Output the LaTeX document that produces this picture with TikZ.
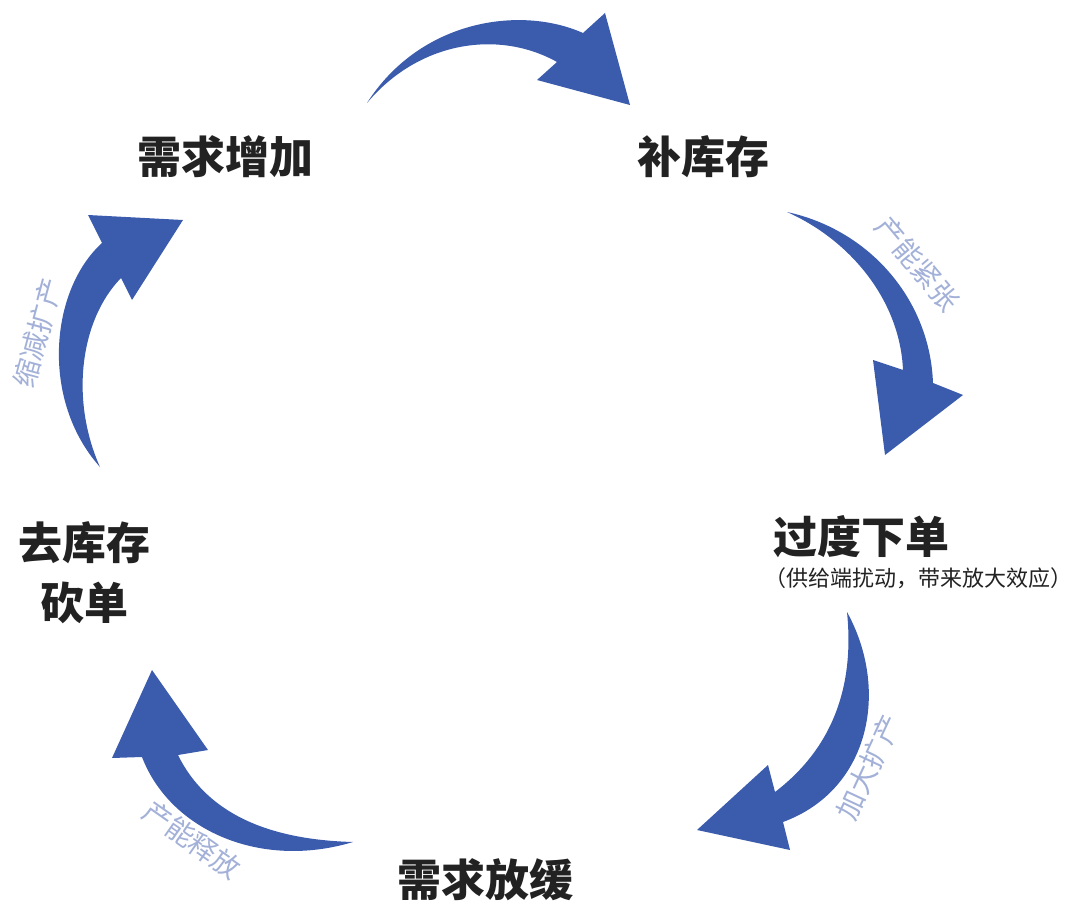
\documentclass[tikz,border=0pt]{standalone}
\usepackage{fontspec}
\setmainfont{Noto Sans CJK SC}
\usetikzlibrary{positioning}
\definecolor{arrowblue}{HTML}{3B5CAD}
\definecolor{tagblue}{HTML}{A3B1D8}
\definecolor{inkgray}{HTML}{222222}

\begin{document}
\begin{tikzpicture}[x=1pt,y=-1pt,
  stage/.style={text=inkgray,font=\fontsize{44}{60}\selectfont\bfseries,inner sep=0pt,align=center},
  note/.style={text=inkgray,font=\fontsize{22}{26}\selectfont,inner sep=0pt},
  tag/.style={text=tagblue,font=\fontsize{28}{30}\selectfont,inner sep=0pt},
  flow/.style={fill=arrowblue}]
\useasboundingbox (0,0) rectangle (1080,907);
% stages
\node[stage] (rise) at (225,157) {需求增加};
\node[stage] (stock) at (703,157) {补库存};
\node[stage,anchor=west] (over) at (773,537) {过度下单};
\node[note,anchor=west] (overnote) at (764,578) {（供给端扰动，带来放大效应）};
\node[stage] (slow) at (485,880) {需求放缓};
\node[stage] (cut) at (85,573) {去库存\\砍单};
% arrows
\fill[flow] (367,103) .. controls (420,20) and (520,5) .. (583,33) -- (605,13) -- (630,105)
  -- (537,80) -- (557,62) .. controls (500,30) and (420,40) .. cycle;
\fill[flow] (787,212) .. controls (870,230) and (930,300) .. (933,383) -- (963,395) -- (885,455)
  -- (873,360) -- (903,370) .. controls (900,300) and (850,240) .. cycle;
\fill[flow] (847,612) .. controls (890,690) and (870,790) .. (783,822) -- (790,850) -- (697,830)
  -- (768,765) -- (775,792) .. controls (830,750) and (855,690) .. cycle;
\fill[flow] (353,842) .. controls (260,870) and (170,830) .. (142,757) -- (112,758) -- (152,670)
  -- (208,750) -- (178,755) .. controls (210,820) and (280,840) .. cycle;
\fill[flow] (100,467) .. controls (40,400) and (50,290) .. (102,243) -- (88,215) -- (183,220)
  -- (132,300) -- (121,278) .. controls (80,320) and (70,400) .. cycle;
% arrow labels
\node[tag,rotate=-50] (tight) at (918,264) {产能紧张};
\node[tag,rotate=65] (expand) at (869,767) {加大扩产};
\node[tag,rotate=-35] (release) at (192,840) {产能释放};
\node[tag,rotate=75] (shrink) at (38,333) {缩减扩产};
\end{tikzpicture}
\end{document}
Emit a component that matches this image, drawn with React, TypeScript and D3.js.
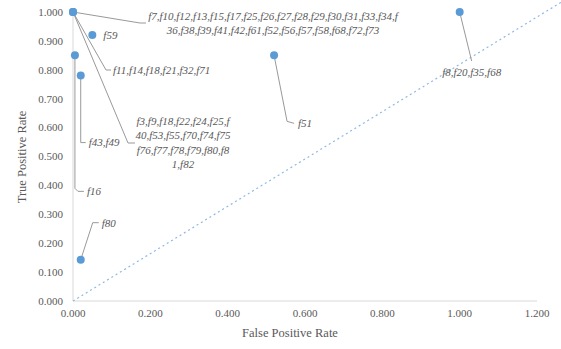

* * * * * * *

Exercise :: Leave out the pictures and retype every line above exactly.

Task answer ::
Output the LaTeX document that produces this picture with TikZ.
\documentclass[tikz,border=0pt]{standalone}
\usepackage{fontspec}
\setmainfont{Noto Sans CJK SC}
\usetikzlibrary{positioning}
\definecolor{arrowblue}{HTML}{3B5CAD}
\definecolor{tagblue}{HTML}{A3B1D8}
\definecolor{inkgray}{HTML}{222222}

\begin{document}
\begin{tikzpicture}[x=1pt,y=-1pt,
  stage/.style={text=inkgray,font=\fontsize{44}{60}\selectfont\bfseries,inner sep=0pt,align=center},
  note/.style={text=inkgray,font=\fontsize{22}{26}\selectfont,inner sep=0pt},
  tag/.style={text=tagblue,font=\fontsize{28}{30}\selectfont,inner sep=0pt},
  flow/.style={fill=arrowblue}]
\useasboundingbox (0,0) rectangle (1080,907);
% stages
\node[stage] (rise) at (225,157) {需求增加};
\node[stage] (stock) at (703,157) {补库存};
\node[stage,anchor=west] (over) at (773,537) {过度下单};
\node[note,anchor=west] (overnote) at (764,578) {（供给端扰动，带来放大效应）};
\node[stage] (slow) at (485,880) {需求放缓};
\node[stage] (cut) at (85,573) {去库存\\砍单};
% arrows
\fill[flow] (367,103) .. controls (420,20) and (520,5) .. (583,33) -- (605,13) -- (630,105)
  -- (537,80) -- (557,62) .. controls (500,30) and (420,40) .. cycle;
\fill[flow] (787,212) .. controls (870,230) and (930,300) .. (933,383) -- (963,395) -- (885,455)
  -- (873,360) -- (903,370) .. controls (900,300) and (850,240) .. cycle;
\fill[flow] (847,612) .. controls (890,690) and (870,790) .. (783,822) -- (790,850) -- (697,830)
  -- (768,765) -- (775,792) .. controls (830,750) and (855,690) .. cycle;
\fill[flow] (353,842) .. controls (260,870) and (170,830) .. (142,757) -- (112,758) -- (152,670)
  -- (208,750) -- (178,755) .. controls (210,820) and (280,840) .. cycle;
\fill[flow] (100,467) .. controls (40,400) and (50,290) .. (102,243) -- (88,215) -- (183,220)
  -- (132,300) -- (121,278) .. controls (80,320) and (70,400) .. cycle;
% arrow labels
\node[tag,rotate=-50] (tight) at (918,264) {产能紧张};
\node[tag,rotate=65] (expand) at (869,767) {加大扩产};
\node[tag,rotate=-35] (release) at (192,840) {产能释放};
\node[tag,rotate=75] (shrink) at (38,333) {缩减扩产};
\end{tikzpicture}
\end{document}
Emit a component that matches this image, drawn with React, TypeScript and D3.js.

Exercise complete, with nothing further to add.